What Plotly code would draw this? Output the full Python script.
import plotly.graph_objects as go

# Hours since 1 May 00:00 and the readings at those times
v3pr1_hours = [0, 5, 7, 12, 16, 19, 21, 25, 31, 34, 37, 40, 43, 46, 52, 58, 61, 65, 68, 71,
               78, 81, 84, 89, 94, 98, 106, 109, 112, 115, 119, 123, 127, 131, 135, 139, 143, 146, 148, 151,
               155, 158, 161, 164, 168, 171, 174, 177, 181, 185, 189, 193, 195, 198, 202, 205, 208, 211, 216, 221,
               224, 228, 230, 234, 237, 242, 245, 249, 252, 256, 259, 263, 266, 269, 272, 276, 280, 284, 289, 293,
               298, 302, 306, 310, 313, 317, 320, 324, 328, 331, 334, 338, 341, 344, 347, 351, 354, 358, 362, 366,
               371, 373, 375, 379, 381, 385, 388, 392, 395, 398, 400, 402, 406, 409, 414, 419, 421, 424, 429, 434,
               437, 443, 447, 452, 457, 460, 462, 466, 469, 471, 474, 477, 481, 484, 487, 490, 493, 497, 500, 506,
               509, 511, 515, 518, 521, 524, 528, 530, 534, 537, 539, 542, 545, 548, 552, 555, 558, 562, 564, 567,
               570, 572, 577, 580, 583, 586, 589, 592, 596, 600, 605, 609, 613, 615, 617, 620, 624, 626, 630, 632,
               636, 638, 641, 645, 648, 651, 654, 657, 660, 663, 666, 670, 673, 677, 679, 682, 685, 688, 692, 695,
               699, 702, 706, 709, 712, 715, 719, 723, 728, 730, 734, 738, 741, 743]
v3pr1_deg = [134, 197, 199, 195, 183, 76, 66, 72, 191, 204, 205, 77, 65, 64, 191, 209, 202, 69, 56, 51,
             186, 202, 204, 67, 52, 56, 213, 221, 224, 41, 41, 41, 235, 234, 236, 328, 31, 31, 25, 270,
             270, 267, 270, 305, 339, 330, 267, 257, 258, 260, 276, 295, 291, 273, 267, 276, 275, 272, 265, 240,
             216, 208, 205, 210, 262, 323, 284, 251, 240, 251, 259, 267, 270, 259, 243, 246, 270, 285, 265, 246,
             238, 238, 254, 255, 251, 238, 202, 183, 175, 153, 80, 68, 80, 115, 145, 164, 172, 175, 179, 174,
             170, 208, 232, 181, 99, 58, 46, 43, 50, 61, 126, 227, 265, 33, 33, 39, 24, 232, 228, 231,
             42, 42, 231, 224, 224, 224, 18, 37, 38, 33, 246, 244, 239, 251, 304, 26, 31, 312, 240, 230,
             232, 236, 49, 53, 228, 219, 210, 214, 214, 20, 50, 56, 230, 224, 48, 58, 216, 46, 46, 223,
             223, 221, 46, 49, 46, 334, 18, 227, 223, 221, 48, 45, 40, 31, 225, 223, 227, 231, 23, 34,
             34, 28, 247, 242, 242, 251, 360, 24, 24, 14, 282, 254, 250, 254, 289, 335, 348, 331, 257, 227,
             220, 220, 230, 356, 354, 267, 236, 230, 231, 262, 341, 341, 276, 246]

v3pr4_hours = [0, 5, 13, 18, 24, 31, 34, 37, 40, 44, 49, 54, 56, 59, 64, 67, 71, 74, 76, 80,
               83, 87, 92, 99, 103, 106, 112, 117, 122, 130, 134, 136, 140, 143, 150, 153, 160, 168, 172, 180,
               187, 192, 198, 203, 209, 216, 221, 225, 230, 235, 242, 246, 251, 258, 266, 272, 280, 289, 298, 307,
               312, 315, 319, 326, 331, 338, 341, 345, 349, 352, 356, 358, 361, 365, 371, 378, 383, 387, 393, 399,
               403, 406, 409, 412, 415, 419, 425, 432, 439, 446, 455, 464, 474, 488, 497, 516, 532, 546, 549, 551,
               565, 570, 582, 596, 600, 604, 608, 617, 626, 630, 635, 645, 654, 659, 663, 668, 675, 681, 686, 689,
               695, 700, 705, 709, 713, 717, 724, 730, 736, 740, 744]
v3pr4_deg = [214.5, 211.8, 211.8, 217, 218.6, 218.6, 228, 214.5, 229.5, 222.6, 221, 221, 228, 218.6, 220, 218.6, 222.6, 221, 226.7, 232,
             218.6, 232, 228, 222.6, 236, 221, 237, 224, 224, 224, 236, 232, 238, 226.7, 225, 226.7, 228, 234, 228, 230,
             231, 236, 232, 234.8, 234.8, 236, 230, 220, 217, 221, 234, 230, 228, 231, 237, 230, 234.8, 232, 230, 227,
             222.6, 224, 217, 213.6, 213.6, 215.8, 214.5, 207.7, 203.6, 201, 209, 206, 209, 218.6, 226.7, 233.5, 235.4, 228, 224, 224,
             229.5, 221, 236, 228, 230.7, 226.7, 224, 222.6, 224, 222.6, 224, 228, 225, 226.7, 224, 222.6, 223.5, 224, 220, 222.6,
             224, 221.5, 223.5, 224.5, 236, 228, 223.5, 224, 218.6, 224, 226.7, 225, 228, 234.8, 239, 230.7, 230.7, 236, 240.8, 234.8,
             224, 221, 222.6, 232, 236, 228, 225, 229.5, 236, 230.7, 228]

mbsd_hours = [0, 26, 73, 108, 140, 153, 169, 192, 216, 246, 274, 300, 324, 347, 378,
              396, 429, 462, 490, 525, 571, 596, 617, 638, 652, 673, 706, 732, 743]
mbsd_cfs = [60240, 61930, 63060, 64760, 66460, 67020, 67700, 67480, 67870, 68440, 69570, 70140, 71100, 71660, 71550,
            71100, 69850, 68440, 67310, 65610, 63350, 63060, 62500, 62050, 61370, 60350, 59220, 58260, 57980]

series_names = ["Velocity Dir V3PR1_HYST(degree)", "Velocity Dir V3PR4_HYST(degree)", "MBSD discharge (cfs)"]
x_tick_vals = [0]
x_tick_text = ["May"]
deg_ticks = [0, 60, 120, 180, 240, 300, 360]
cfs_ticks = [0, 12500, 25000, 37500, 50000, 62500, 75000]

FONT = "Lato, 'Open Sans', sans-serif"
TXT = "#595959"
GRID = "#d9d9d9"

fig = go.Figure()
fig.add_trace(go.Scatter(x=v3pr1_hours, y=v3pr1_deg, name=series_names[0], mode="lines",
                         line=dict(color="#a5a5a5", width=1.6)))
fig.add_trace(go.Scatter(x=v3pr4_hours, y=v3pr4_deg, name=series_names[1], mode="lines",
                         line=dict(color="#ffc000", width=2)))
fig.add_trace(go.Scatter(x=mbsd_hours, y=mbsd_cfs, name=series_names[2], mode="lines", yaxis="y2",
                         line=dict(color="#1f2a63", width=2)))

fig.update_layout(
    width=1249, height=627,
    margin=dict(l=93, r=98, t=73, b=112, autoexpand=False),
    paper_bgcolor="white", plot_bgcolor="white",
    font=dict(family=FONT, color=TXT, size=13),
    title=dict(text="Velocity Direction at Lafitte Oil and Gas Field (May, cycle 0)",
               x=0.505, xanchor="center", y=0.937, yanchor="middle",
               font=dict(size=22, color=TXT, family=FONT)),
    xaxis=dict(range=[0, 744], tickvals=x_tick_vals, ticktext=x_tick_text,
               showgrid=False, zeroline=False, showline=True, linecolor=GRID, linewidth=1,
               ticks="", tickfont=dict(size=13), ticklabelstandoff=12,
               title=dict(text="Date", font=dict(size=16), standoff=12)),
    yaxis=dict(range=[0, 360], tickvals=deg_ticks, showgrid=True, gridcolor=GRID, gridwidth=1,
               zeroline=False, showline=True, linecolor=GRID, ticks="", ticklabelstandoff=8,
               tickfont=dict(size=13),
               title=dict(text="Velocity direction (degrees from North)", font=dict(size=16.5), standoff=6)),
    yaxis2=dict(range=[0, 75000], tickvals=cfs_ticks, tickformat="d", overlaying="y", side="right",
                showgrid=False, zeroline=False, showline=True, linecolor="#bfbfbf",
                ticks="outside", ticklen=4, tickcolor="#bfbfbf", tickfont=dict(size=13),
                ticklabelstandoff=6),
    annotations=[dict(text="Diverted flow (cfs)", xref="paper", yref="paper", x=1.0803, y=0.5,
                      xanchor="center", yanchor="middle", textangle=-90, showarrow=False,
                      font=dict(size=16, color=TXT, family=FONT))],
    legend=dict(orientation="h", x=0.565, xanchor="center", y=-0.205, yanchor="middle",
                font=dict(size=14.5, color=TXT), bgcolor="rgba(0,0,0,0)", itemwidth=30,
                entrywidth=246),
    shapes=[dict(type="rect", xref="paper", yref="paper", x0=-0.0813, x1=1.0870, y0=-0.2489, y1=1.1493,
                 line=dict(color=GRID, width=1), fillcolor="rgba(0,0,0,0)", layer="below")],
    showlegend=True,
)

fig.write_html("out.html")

---

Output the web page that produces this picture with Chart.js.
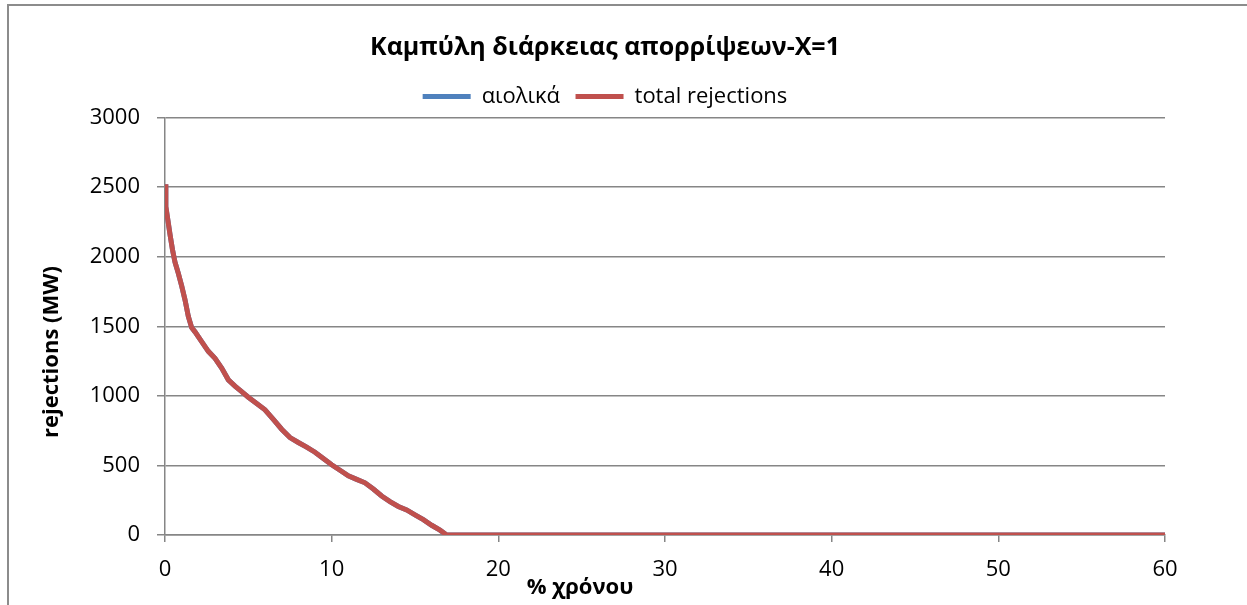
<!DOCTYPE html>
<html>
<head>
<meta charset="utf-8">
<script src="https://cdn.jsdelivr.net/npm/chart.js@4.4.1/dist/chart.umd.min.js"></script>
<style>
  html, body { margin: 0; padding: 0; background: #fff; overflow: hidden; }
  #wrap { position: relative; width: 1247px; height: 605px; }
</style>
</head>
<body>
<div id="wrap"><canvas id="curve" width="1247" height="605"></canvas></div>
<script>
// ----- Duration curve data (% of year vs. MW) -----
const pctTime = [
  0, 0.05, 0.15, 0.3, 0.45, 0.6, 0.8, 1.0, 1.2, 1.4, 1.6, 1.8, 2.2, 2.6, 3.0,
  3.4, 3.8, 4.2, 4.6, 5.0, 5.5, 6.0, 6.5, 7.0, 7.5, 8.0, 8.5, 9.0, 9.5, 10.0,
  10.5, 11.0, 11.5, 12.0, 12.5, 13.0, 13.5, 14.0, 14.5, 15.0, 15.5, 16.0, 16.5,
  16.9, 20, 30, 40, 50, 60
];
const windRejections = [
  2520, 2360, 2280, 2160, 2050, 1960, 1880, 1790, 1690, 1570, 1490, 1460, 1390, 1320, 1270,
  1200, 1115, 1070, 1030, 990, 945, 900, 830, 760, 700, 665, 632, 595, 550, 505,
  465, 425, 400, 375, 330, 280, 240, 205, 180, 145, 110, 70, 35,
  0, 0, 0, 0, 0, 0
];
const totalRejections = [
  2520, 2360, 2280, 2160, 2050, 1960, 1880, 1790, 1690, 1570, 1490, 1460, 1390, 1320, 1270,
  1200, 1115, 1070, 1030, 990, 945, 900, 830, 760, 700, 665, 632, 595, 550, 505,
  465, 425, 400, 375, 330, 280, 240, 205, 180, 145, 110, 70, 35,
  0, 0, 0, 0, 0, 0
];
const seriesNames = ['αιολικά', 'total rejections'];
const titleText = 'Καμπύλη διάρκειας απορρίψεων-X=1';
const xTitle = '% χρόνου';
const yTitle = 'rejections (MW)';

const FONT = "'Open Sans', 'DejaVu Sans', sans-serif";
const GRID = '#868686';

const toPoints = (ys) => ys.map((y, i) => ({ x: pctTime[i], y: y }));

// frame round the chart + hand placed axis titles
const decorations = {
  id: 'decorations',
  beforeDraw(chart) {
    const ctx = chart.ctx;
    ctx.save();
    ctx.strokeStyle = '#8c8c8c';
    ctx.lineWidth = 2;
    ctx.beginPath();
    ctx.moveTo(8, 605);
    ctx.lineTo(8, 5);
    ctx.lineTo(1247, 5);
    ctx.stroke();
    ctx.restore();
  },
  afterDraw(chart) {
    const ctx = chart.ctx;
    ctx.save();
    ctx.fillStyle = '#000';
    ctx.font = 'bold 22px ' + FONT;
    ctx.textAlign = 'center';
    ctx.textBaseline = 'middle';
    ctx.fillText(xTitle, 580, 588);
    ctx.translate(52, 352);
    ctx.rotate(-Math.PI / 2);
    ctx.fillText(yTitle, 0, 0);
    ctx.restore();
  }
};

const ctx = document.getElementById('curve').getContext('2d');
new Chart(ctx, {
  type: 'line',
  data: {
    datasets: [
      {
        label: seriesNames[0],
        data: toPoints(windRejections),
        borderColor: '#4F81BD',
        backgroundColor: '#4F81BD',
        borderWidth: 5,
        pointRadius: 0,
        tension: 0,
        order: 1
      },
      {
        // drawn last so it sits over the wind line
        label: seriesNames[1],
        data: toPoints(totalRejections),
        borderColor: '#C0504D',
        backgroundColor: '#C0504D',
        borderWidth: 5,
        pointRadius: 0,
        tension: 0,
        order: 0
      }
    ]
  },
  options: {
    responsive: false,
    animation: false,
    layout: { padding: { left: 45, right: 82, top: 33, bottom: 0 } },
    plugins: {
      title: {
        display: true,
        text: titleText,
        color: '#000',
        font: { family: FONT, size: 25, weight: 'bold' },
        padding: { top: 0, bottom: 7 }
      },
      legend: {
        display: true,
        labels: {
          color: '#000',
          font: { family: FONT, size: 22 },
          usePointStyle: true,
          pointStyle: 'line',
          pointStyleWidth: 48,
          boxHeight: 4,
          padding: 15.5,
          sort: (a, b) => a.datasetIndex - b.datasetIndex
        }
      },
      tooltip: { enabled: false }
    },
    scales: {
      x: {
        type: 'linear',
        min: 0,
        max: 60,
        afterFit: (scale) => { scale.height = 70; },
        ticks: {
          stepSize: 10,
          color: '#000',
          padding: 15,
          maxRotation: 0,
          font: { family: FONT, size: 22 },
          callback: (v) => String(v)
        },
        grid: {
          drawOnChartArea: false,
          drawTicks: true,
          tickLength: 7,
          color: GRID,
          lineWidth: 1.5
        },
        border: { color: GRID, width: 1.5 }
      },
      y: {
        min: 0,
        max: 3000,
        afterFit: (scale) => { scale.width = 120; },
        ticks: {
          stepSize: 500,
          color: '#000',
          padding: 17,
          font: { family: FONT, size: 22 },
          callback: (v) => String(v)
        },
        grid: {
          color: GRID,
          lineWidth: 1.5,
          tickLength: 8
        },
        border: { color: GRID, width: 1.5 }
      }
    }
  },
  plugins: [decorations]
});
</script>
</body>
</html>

---

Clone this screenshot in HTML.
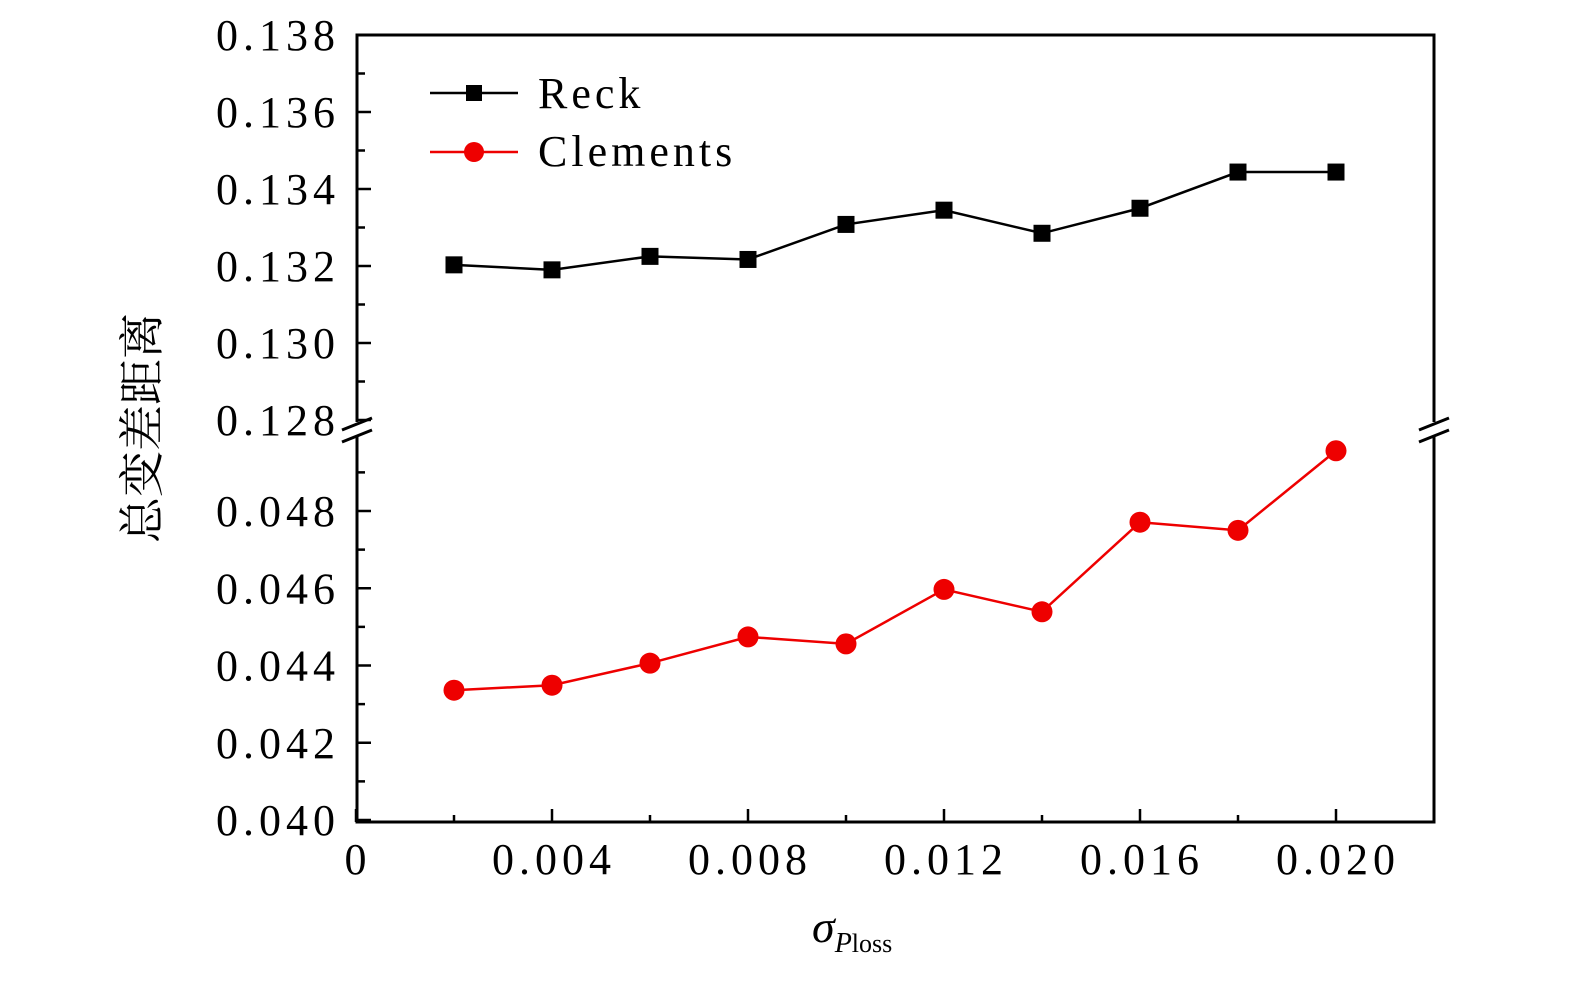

## Task statement:
Search the records for the string "this" and return every line in which it occurs.

## Result below:
What Plotly code would draw this? Output the full Python script.
Output the web page that produces this picture with Chart.js.
Clone this screenshot in HTML.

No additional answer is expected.